____ Records supplied

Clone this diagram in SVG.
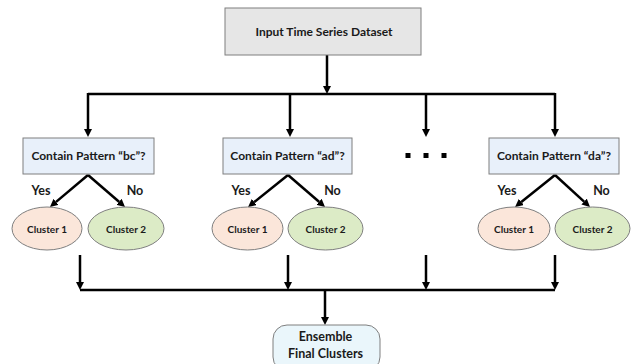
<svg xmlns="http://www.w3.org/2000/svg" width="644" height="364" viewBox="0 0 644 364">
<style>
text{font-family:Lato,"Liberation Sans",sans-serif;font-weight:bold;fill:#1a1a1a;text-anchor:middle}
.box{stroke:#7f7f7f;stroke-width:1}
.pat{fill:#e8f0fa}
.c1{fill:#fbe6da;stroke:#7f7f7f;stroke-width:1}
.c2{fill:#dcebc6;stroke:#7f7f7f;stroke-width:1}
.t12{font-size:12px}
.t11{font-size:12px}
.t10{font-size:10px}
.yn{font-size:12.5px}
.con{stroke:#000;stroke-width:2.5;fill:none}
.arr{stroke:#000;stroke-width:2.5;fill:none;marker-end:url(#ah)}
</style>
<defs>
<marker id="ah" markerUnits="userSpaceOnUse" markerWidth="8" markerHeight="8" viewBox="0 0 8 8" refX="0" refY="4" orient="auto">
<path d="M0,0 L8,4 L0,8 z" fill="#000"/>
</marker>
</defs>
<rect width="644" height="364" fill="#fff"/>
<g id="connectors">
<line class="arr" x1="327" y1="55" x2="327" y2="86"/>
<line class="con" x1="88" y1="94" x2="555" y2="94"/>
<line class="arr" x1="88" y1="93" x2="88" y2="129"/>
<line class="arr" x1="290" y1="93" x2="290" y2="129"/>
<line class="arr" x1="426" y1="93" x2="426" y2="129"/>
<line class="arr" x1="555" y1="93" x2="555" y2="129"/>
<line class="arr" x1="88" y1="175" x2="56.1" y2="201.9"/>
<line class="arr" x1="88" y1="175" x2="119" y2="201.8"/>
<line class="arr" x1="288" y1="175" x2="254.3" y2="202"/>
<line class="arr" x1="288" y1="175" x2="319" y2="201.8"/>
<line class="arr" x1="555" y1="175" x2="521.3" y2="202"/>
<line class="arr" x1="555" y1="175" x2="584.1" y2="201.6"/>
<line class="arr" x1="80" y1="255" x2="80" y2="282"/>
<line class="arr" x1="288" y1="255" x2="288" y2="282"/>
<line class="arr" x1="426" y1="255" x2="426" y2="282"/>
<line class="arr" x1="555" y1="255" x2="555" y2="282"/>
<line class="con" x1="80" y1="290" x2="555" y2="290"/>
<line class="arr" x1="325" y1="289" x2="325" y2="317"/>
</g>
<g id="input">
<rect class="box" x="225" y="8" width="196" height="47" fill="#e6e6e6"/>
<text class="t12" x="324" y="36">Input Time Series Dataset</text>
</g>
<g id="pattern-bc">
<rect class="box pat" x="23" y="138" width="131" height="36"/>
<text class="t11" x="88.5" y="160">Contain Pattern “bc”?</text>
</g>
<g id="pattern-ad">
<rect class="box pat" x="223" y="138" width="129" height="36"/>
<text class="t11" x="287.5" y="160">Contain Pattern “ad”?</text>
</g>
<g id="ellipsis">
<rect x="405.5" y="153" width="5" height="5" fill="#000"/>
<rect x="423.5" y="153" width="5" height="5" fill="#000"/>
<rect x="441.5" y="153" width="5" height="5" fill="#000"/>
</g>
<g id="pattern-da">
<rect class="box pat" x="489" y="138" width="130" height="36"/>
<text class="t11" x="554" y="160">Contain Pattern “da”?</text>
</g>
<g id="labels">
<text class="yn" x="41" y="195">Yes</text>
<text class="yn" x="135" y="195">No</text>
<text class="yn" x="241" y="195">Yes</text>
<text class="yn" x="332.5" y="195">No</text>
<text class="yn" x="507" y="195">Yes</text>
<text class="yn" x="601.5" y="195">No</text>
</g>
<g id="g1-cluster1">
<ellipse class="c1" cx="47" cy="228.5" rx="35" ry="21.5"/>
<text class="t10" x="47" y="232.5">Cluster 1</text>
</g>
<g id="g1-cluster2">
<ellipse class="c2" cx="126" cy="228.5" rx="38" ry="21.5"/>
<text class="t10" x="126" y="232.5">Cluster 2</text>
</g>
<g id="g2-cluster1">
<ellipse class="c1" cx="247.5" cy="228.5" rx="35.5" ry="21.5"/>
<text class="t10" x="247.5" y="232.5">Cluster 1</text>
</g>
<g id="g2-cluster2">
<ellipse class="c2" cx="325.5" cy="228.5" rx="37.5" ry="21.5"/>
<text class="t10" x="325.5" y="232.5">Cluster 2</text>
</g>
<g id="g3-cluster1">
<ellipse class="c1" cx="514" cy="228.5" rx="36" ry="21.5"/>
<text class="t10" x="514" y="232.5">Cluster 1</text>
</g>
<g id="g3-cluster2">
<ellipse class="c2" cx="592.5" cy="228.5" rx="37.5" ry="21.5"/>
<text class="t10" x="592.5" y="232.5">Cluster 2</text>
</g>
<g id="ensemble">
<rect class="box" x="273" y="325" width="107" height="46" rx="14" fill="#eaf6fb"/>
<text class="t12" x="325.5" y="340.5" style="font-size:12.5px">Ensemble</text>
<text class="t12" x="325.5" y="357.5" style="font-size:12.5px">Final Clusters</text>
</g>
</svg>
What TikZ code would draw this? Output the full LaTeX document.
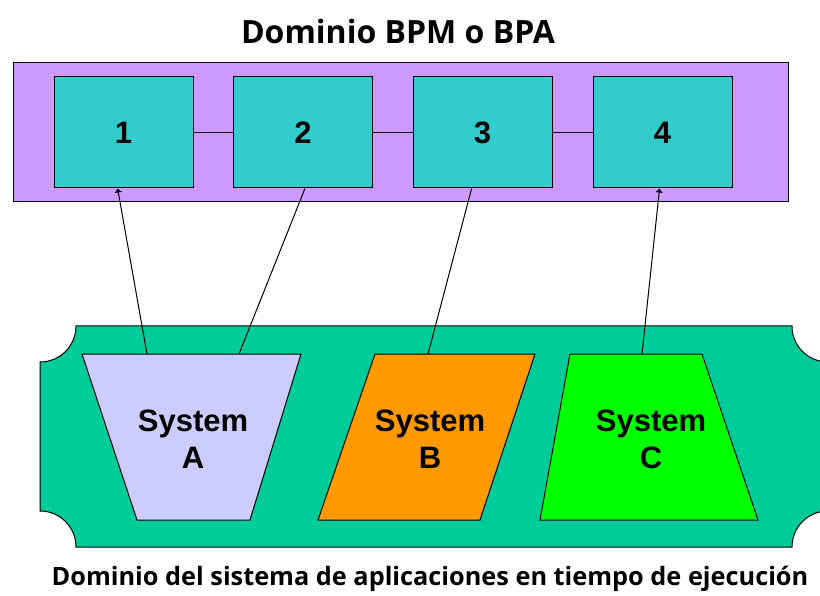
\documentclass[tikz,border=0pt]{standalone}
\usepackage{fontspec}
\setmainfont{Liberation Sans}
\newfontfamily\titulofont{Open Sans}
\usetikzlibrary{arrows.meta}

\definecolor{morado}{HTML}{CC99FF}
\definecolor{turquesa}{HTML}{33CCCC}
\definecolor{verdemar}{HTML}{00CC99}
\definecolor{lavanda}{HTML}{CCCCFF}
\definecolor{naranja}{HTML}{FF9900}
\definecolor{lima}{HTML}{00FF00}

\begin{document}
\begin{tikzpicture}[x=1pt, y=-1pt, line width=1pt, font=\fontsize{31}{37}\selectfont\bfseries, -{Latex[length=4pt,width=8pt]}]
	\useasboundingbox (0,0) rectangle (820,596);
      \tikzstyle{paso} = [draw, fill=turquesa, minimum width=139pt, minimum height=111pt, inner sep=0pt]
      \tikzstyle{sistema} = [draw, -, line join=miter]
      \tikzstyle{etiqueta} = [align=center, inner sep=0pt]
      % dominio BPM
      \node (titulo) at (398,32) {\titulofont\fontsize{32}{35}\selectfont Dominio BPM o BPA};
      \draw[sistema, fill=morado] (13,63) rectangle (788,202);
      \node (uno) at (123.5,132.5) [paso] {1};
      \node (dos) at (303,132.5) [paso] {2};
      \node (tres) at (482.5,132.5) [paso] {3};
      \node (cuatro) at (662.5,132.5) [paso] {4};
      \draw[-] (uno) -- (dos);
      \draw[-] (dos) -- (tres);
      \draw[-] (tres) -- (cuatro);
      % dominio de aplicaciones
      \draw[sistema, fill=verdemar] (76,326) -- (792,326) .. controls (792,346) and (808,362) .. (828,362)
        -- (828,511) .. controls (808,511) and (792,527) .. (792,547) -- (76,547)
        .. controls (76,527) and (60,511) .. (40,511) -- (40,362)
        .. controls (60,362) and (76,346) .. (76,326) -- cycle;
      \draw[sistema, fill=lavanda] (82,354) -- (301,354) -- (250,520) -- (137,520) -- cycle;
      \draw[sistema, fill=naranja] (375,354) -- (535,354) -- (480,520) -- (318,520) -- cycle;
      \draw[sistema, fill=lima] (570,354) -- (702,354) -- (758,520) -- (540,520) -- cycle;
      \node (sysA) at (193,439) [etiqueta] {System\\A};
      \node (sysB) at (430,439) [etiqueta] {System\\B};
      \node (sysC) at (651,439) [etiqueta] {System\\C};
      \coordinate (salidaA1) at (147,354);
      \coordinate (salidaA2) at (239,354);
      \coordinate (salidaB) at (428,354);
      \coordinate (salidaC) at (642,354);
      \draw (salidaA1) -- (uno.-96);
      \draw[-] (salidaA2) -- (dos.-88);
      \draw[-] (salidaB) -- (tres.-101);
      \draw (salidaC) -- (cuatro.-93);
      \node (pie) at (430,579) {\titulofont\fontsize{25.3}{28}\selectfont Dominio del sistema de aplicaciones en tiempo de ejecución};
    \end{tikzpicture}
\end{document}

________

> [Exercise objective]: Copy each line of the listing that contains the string "this".

> [Correct response]:
Clone this diagram in SVG.
What TikZ code would draw this? Output the full LaTeX document.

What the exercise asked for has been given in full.